WHAT IS EXPECTED: Transcribe the data that follows precisely, omitting nothing.

RECORDED DATA:
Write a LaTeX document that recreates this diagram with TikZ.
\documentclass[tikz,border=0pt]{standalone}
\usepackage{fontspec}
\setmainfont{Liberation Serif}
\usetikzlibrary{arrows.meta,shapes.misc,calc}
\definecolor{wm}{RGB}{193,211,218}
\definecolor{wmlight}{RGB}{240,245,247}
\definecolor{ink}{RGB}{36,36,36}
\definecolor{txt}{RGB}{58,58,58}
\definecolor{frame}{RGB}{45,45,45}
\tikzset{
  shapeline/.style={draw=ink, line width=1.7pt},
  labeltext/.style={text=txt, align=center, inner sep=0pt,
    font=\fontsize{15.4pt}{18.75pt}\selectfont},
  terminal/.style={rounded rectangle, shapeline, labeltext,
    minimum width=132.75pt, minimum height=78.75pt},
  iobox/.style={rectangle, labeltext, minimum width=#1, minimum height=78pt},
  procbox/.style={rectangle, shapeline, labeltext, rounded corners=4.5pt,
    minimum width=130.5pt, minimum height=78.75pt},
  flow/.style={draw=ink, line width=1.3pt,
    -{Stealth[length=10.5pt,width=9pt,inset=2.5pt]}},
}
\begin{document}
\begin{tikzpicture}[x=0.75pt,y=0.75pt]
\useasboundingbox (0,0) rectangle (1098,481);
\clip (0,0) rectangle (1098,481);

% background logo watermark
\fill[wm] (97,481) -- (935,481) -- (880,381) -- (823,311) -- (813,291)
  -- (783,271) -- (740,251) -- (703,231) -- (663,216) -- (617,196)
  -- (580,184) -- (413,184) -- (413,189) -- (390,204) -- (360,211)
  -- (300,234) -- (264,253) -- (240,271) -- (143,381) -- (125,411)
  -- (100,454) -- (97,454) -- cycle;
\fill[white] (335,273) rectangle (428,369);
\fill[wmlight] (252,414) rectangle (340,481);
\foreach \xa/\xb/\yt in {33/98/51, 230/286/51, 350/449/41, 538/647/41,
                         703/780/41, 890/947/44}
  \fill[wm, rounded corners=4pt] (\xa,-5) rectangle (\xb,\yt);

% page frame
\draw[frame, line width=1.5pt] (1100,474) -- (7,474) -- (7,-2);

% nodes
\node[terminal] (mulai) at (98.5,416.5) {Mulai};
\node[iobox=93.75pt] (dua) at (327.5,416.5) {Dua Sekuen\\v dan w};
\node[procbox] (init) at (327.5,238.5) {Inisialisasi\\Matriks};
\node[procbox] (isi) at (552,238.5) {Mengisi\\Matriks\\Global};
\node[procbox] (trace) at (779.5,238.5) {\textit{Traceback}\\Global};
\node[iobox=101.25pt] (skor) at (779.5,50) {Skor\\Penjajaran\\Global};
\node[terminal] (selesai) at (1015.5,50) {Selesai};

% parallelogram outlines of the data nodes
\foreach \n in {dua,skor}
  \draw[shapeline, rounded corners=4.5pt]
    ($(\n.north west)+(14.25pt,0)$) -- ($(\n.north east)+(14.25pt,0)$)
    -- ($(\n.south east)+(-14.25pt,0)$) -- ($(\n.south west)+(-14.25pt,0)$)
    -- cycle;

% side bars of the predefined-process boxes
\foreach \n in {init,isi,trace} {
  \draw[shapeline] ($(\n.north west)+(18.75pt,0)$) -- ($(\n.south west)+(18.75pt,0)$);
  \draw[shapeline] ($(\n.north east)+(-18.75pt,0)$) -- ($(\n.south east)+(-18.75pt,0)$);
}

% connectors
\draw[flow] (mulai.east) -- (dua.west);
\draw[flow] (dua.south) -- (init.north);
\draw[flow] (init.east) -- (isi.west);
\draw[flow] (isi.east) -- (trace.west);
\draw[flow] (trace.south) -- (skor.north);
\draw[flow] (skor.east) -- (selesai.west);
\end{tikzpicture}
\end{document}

COMPLETE OUTPUT:
Write a LaTeX document that recreates this diagram with TikZ.
\documentclass[tikz,border=0pt]{standalone}
\usepackage{fontspec}
\setmainfont{Liberation Serif}
\usetikzlibrary{arrows.meta,shapes.misc,calc}
\definecolor{wm}{RGB}{193,211,218}
\definecolor{wmlight}{RGB}{240,245,247}
\definecolor{ink}{RGB}{36,36,36}
\definecolor{txt}{RGB}{58,58,58}
\definecolor{frame}{RGB}{45,45,45}
\tikzset{
  shapeline/.style={draw=ink, line width=1.7pt},
  labeltext/.style={text=txt, align=center, inner sep=0pt,
    font=\fontsize{15.4pt}{18.75pt}\selectfont},
  terminal/.style={rounded rectangle, shapeline, labeltext,
    minimum width=132.75pt, minimum height=78.75pt},
  iobox/.style={rectangle, labeltext, minimum width=#1, minimum height=78pt},
  procbox/.style={rectangle, shapeline, labeltext, rounded corners=4.5pt,
    minimum width=130.5pt, minimum height=78.75pt},
  flow/.style={draw=ink, line width=1.3pt,
    -{Stealth[length=10.5pt,width=9pt,inset=2.5pt]}},
}
\begin{document}
\begin{tikzpicture}[x=0.75pt,y=0.75pt]
\useasboundingbox (0,0) rectangle (1098,481);
\clip (0,0) rectangle (1098,481);

% background logo watermark
\fill[wm] (97,481) -- (935,481) -- (880,381) -- (823,311) -- (813,291)
  -- (783,271) -- (740,251) -- (703,231) -- (663,216) -- (617,196)
  -- (580,184) -- (413,184) -- (413,189) -- (390,204) -- (360,211)
  -- (300,234) -- (264,253) -- (240,271) -- (143,381) -- (125,411)
  -- (100,454) -- (97,454) -- cycle;
\fill[white] (335,273) rectangle (428,369);
\fill[wmlight] (252,414) rectangle (340,481);
\foreach \xa/\xb/\yt in {33/98/51, 230/286/51, 350/449/41, 538/647/41,
                         703/780/41, 890/947/44}
  \fill[wm, rounded corners=4pt] (\xa,-5) rectangle (\xb,\yt);

% page frame
\draw[frame, line width=1.5pt] (1100,474) -- (7,474) -- (7,-2);

% nodes
\node[terminal] (mulai) at (98.5,416.5) {Mulai};
\node[iobox=93.75pt] (dua) at (327.5,416.5) {Dua Sekuen\\v dan w};
\node[procbox] (init) at (327.5,238.5) {Inisialisasi\\Matriks};
\node[procbox] (isi) at (552,238.5) {Mengisi\\Matriks\\Global};
\node[procbox] (trace) at (779.5,238.5) {\textit{Traceback}\\Global};
\node[iobox=101.25pt] (skor) at (779.5,50) {Skor\\Penjajaran\\Global};
\node[terminal] (selesai) at (1015.5,50) {Selesai};

% parallelogram outlines of the data nodes
\foreach \n in {dua,skor}
  \draw[shapeline, rounded corners=4.5pt]
    ($(\n.north west)+(14.25pt,0)$) -- ($(\n.north east)+(14.25pt,0)$)
    -- ($(\n.south east)+(-14.25pt,0)$) -- ($(\n.south west)+(-14.25pt,0)$)
    -- cycle;

% side bars of the predefined-process boxes
\foreach \n in {init,isi,trace} {
  \draw[shapeline] ($(\n.north west)+(18.75pt,0)$) -- ($(\n.south west)+(18.75pt,0)$);
  \draw[shapeline] ($(\n.north east)+(-18.75pt,0)$) -- ($(\n.south east)+(-18.75pt,0)$);
}

% connectors
\draw[flow] (mulai.east) -- (dua.west);
\draw[flow] (dua.south) -- (init.north);
\draw[flow] (init.east) -- (isi.west);
\draw[flow] (isi.east) -- (trace.west);
\draw[flow] (trace.south) -- (skor.north);
\draw[flow] (skor.east) -- (selesai.west);
\end{tikzpicture}
\end{document}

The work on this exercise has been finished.